The broader significance of the ruling was tied to Trump’s larger habit of fighting on procedural ground whenever substantive scrutiny appeared likely. Throughout his presidency, he repeatedly used appeals, motions, and legal objections to slow investigations and postpone disclosure. That approach was often effective in a political sense because it let him frame each setback as proof of persecution and each delay as evidence that he was still in control of the story. But the Supreme Court’s refusal to help him run out the clock underscored the limits of that method. Courts can delay and courts can accelerate, but they do not have to indulge a litigant forever, and Trump’s signature tactic depended heavily on judicial tolerance. Here, that tolerance appeared to be wearing thin. The message from the judiciary was not that Trump had no arguments left, but that his preferred schedule was not the court’s problem. If there were legal questions to resolve, they would be resolved on legal time, not campaign time. That distinction mattered because Trump had spent years trying to merge the two, treating every legal battle as part of an ongoing political performance.
For Trump’s critics, the case was useful precisely because it exposed that tension so clearly.

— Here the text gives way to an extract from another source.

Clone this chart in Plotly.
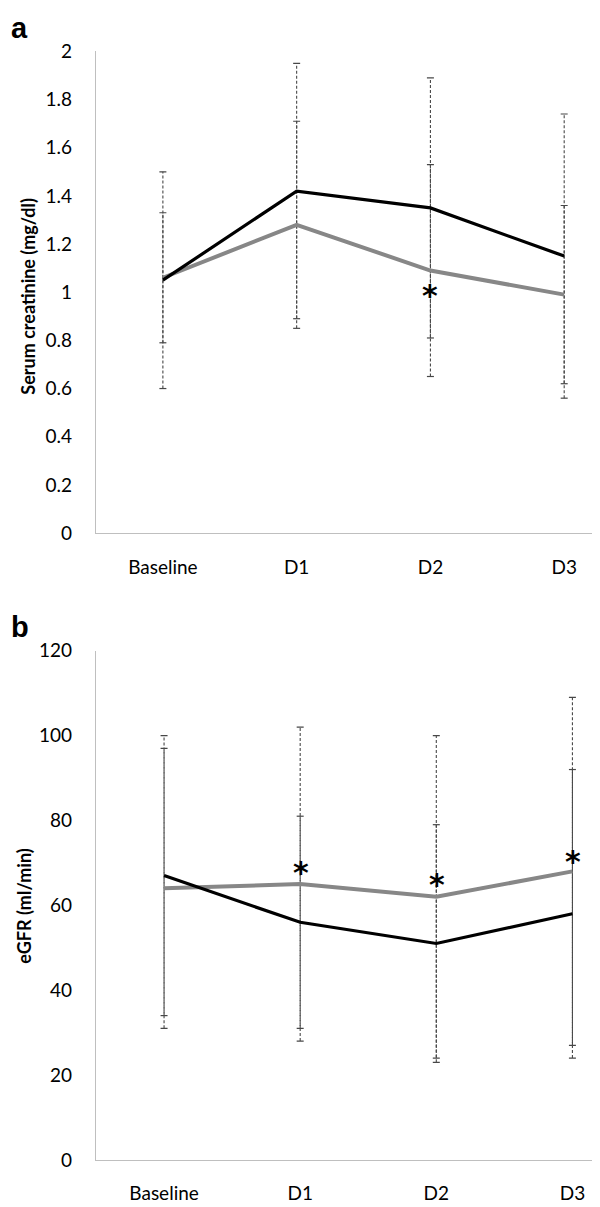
import plotly.graph_objects as go

categories = ["Baseline", "D1", "D2", "D3"]

# Panel a: serum creatinine (mg/dl)
creat_black = [1.05, 1.42, 1.35, 1.15]
creat_black_err = [0.45, 0.53, 0.54, 0.59]
creat_gray = [1.06, 1.28, 1.09, 0.99]
creat_gray_err = [0.27, 0.43, 0.44, 0.37]
creat_star_cat = ["D2"]
creat_star_y = [1.02]
creat_ticks = [0, 0.2, 0.4, 0.6, 0.8, 1, 1.2, 1.4, 1.6, 1.8, 2]

# Panel b: eGFR (ml/min)
egfr_black = [67, 56, 51, 58]
egfr_black_err = [33, 25, 28, 34]
egfr_gray = [64, 65, 62, 68]
egfr_gray_err = [33, 37, 38, 41]
egfr_star_cat = ["D1", "D2", "D3"]
egfr_star_y = [69.6, 66.8, 72.1]
egfr_ticks = [0, 20, 40, 60, 80, 100, 120]

W, H = 600, 1207
FONT = "Lato, 'Open Sans', sans-serif"

fig = go.Figure()


def add_errbars(mean, err, xa, ya):
    xs, ys, cx, cy = [], [], [], []
    for c, m, e in zip(categories, mean, err):
        xs += [c, c, None]
        ys += [m - e, m + e, None]
        cx += [c, c]
        cy += [m - e, m + e]
    fig.add_trace(go.Scatter(x=xs, y=ys, mode="lines", xaxis=xa, yaxis=ya,
                             line=dict(color="#474747", width=1.1, dash="3px,2px"),
                             showlegend=False, hoverinfo="skip"))
    fig.add_trace(go.Scatter(x=cx, y=cy, mode="markers", xaxis=xa, yaxis=ya,
                             marker=dict(symbol="line-ew", size=5,
                                         line=dict(color="#474747", width=1.2)),
                             showlegend=False, hoverinfo="skip"))


def add_panel(black, black_err, gray, gray_err, xa, ya):
    add_errbars(black, black_err, xa, ya)
    add_errbars(gray, gray_err, xa, ya)
    fig.add_trace(go.Scatter(x=categories, y=gray, mode="lines", xaxis=xa, yaxis=ya,
                             line=dict(color="#878787", width=4), showlegend=False))
    fig.add_trace(go.Scatter(x=categories, y=black, mode="lines", xaxis=xa, yaxis=ya,
                             line=dict(color="#000000", width=3.2), showlegend=False))


add_panel(creat_black, creat_black_err, creat_gray, creat_gray_err, "x", "y")
add_panel(egfr_black, egfr_black_err, egfr_gray, egfr_gray_err, "x2", "y2")

# asterisks (significance marks)
STAR_FONT = dict(family="DejaVu Sans", size=30, color="black")
for c, yv in zip(creat_star_cat, creat_star_y):
    fig.add_annotation(x=c, y=yv, xref="x", yref="y", text="<b>*</b>", showarrow=False,
                       xanchor="center", yanchor="middle", yshift=-8, font=STAR_FONT)
for c, yv in zip(egfr_star_cat, egfr_star_y):
    fig.add_annotation(x=c, y=yv, xref="x2", yref="y2", text="<b>*</b>", showarrow=False,
                       xanchor="center", yanchor="middle", xshift=1, yshift=-8,
                       font=STAR_FONT)

axis_common = dict(showline=True, linecolor="#bfbfbf", linewidth=1.3,
                   showgrid=False, zeroline=False, ticks="",
                   tickfont=dict(family=FONT, size=19, color="black"))

fig.update_layout(
    width=W, height=H, margin=dict(l=0, r=0, t=0, b=0),
    paper_bgcolor="white", plot_bgcolor="white",
    xaxis=dict(axis_common, type="category", categoryorder="array",
               categoryarray=categories, range=[-0.5, 3.32],
               domain=[88 / W, 599 / W], anchor="y", ticklabelstandoff=17),
    yaxis=dict(axis_common, range=[0, 2], tickvals=creat_ticks,
               ticktext=[f"{t:g}" for t in creat_ticks],
               domain=[1 - 523 / H, 1 - 32 / H], anchor="x", ticklabelstandoff=19),
    xaxis2=dict(axis_common, type="category", categoryorder="array",
                categoryarray=categories, range=[-0.5, 3.21],
                domain=[88 / W, 593 / W], anchor="y2", ticklabelstandoff=16),
    yaxis2=dict(axis_common, range=[0, 120], tickvals=egfr_ticks,
                domain=[1 - 1162 / H, 1 - 643 / H], anchor="x2", ticklabelstandoff=19),
)

# axis titles and panel letters
TITLE_FONT = dict(family=FONT, size=18, color="black")
fig.add_annotation(x=20 / W, y=1 - 282 / H, xref="paper", yref="paper",
                   xanchor="center", yanchor="middle",
                   text="<b>Serum creatinine (mg/dl)</b>", textangle=-90, showarrow=False,
                   font=TITLE_FONT)
fig.add_annotation(x=16 / W, y=1 - 903 / H, xref="paper", yref="paper",
                   xanchor="center", yanchor="middle",
                   text="<b>eGFR (ml/min)</b>", textangle=-90, showarrow=False,
                   font=TITLE_FONT)
LETTER_FONT = dict(family="Liberation Sans", size=29, color="black")
fig.add_annotation(x=11 / W, y=1 - 8 / H, xref="paper", yref="paper",
                   xanchor="center", yanchor="middle",
                   text="<b>a</b>", showarrow=False, font=LETTER_FONT)
fig.add_annotation(x=12 / W, y=1 - 619 / H, xref="paper", yref="paper",
                   xanchor="center", yanchor="middle",
                   text="<b>b</b>", showarrow=False, font=LETTER_FONT)

fig.write_html("out.html")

He had spent years portraying himself as a hard-charging opponent of corruption and elite secrecy, yet he was simultaneously fighting aggressively to keep his own financial information out of view. That mismatch made for an easy political attack: if the records were truly harmless, why was so much energy being spent to prevent anyone from seeing them? The answer from Trump’s side was that the requests were partisan and intrusive, but that argument became less convincing each time a court declined to accept it. The dispute also carried a practical electoral meaning in the final weeks before Election Day, when even a procedural loss could shape public perception. Voters do not need to understand every filing or judicial standard to grasp the basic outline of a fight over hidden records. They only need to recognize the instinct to conceal. In that sense, the court’s move did not just keep the case alive; it kept alive the suggestion that Trump’s insistence on secrecy was itself part of the story.
There was also a larger institutional point running underneath the legal maneuvering. Trump had repeatedly tried to claim the advantages of presidential power while preserving the privacy protections more commonly associated with private business. Courts were increasingly unwilling to accept that hybrid theory as a matter of law. The presidency does not erase scrutiny simply because a president would prefer it to. Nor does legal conflict become illegitimate just because a White House says it is politically motivated. Those are arguments, not automatic shields. The records dispute was one more example of a pattern that had defined much of Trump’s time in office: he would resist disclosure, appeal when that failed, and then continue resisting in the hope that time itself would become his ally. But time was not working the way it once did. As the case remained active and the justices refused to intervene on his schedule, Trump was left facing a simple fact with broad consequences: delay tactics only work until the courts stop rewarding them.